_Recorded information_
☆ ☆ ☆ ☆ ☆

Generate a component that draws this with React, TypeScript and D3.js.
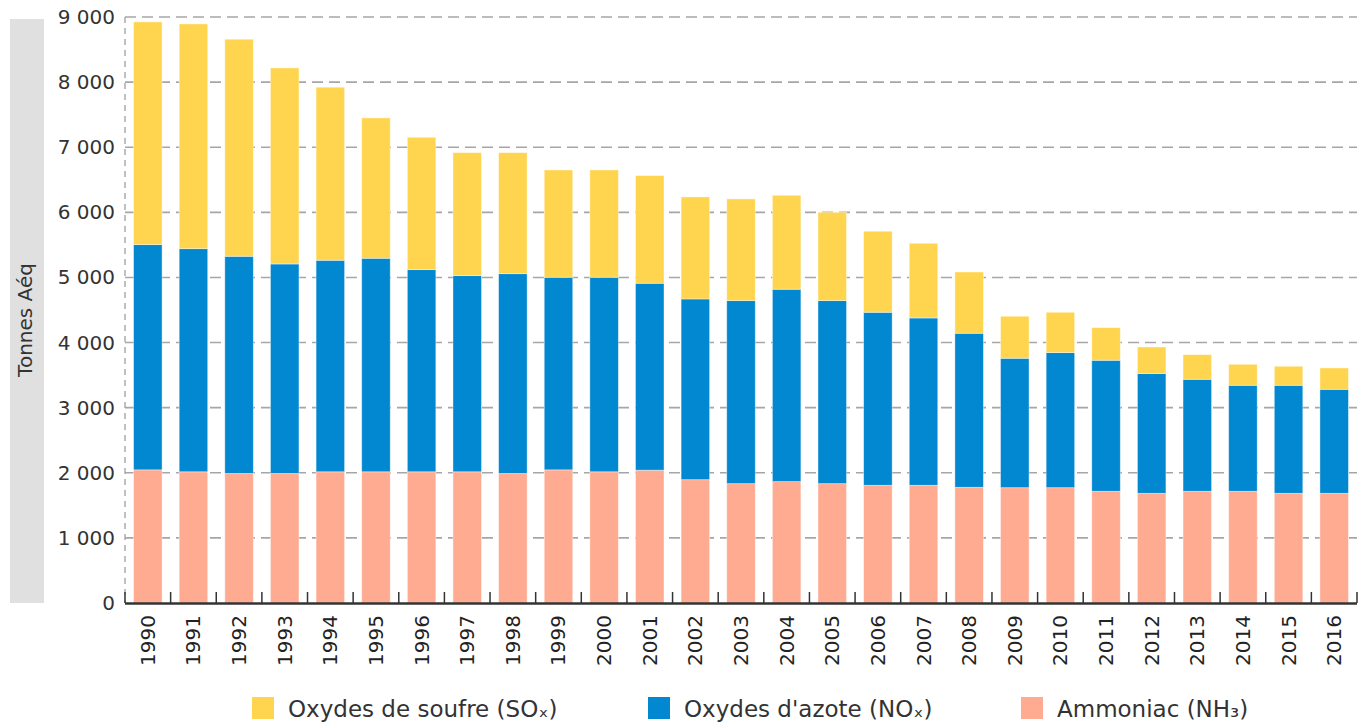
import React from 'react';
import * as d3 from 'd3';

// valeurs (tonnes équivalent acide)
const years = ['1990', '1991', '1992', '1993', '1994', '1995', '1996', '1997', '1998', '1999', '2000', '2001', '2002', '2003',
  '2004', '2005', '2006', '2007', '2008', '2009', '2010', '2011', '2012', '2013', '2014', '2015', '2016'];
const ammoniac = [2045, 2015, 1990, 1990, 2015, 2015, 2015, 2015, 1990, 2045, 2015, 2040, 1894, 1833,
  1864, 1833, 1808, 1808, 1777, 1771, 1771, 1716, 1685, 1716, 1716, 1685, 1685];
const azote = [3459, 3427, 3335, 3217, 3249, 3280, 3105, 3013, 3068, 2958, 2988, 2871, 2776, 2811,
  2955, 2811, 2657, 2570, 2366, 1988, 2075, 2012, 1838, 1720, 1628, 1659, 1597];
const soufre = [3421, 3452, 3334, 3011, 2658, 2155, 2033, 1889, 1859, 1648, 1648, 1653, 1567, 1562,
  1443, 1357, 1245, 1147, 941, 645, 619, 501, 409, 378, 322, 292, 328];
const yTicks = [0, 1000, 2000, 3000, 4000, 5000, 6000, 7000, 8000, 9000];
const seriesNames = ['Ammoniac (NH₃)', "Oxydes d'azote (NOₓ)", 'Oxydes de soufre (SOₓ)'];
const colors = ['#ffab91', '#0288d1', '#ffd54f'];

const W = 1365, H = 727;
const margin = { top: 17, right: 8, bottom: 124, left: 125 };
const font = 'DejaVu Sans, sans-serif';

export default function App() {
  const x = d3.scaleBand<string>().domain(years)
    .range([margin.left, W - margin.right]).paddingInner(0.375).paddingOuter(0.1875);
  const y = d3.scaleLinear().domain([0, 9000]).range([H - margin.bottom, margin.top]);

  const rows = years.map((yr, i) => ({ year: yr, a: ammoniac[i], n: azote[i], s: soufre[i] }));
  const stack = d3.stack<any>().keys(['a', 'n', 's'])(rows);

  const y0 = y(0);
  const step = x.step();
  const tickX = d3.range(years.length + 1).map(i => margin.left + i * step);

  const legend = [
    { name: seriesNames[2], color: colors[2], x: 252 },
    { name: seriesNames[1], color: colors[1], x: 648 },
    { name: seriesNames[0], color: colors[0], x: 1021 },
  ];

  return (
    <div style={{ position: 'absolute', left: 0, top: 0 }}>
      <svg width={W} height={H} style={{ display: 'block', fontFamily: font }}>
        <rect x={10} y={y(9000) + 2} width={34} height={y0 - y(9000) - 2} fill="#e0e0e0" />
        <text transform={`translate(32, 320) rotate(-90)`} textAnchor="middle"
          fontSize={20} fill="#333">Tonnes Aéq</text>

        {yTicks.map(t => (
          <g key={t}>
            {t > 0 && <line x1={margin.left} x2={W - margin.right} y1={y(t)} y2={y(t)}
              stroke="#a6a6a6" strokeWidth={1.6} strokeDasharray="11,6" />}
            <text x={115} y={y(t)} dy="0.35em" textAnchor="end" fontSize={20} fill="#333">
              {d3.format(',')(t).replace(/,/g, ' ')}
            </text>
          </g>
        ))}
        <line x1={margin.left} x2={margin.left} y1={y(9000)} y2={y0}
          stroke="#a6a6a6" strokeWidth={1.4} strokeDasharray="6,5" />

        {stack.map((layer, k) => (
          <g key={k} fill={colors[k]}>
            {layer.map((d, i) => (
              <rect key={i} x={x(years[i])} width={x.bandwidth()} y={y(d[1])} height={y(d[0]) - y(d[1])}
                stroke="#fff" strokeOpacity={0.5} strokeWidth={0.8} />
            ))}
          </g>
        ))}

        <line x1={margin.left} x2={W - margin.right} y1={y0 + 0.5} y2={y0 + 0.5} stroke="#333" strokeWidth={2.4} />
        {tickX.map((tx, i) => (
          <line key={i} x1={tx} x2={tx} y1={y0} y2={y0 - 11} stroke="#333" strokeWidth={1.5} />
        ))}
        {years.map(yr => (
          <text key={yr} transform={`translate(${x(yr)! + x.bandwidth() / 2}, ${y0 + 12}) rotate(-90)`}
            textAnchor="end" dy="0.35em" fontSize={20} fill="#222">{yr}</text>
        ))}

        {legend.map(l => (
          <g key={l.name}>
            <rect x={l.x} y={697} width={22} height={22} fill={l.color} />
            <text x={l.x + 36} y={717} fontSize={23} fill="#333">{l.name}</text>
          </g>
        ))}
      </svg>
    </div>
  );
}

☆ ☆ ☆ ☆ ☆

_What to do_
Look at the listing and set down only the lines from its start through the line with "import * as d3 from 'd3';", word for word and without pictures.

_Exercise result_
Generate a component that draws this with React, TypeScript and D3.js.
import React from 'react';
import * as d3 from 'd3';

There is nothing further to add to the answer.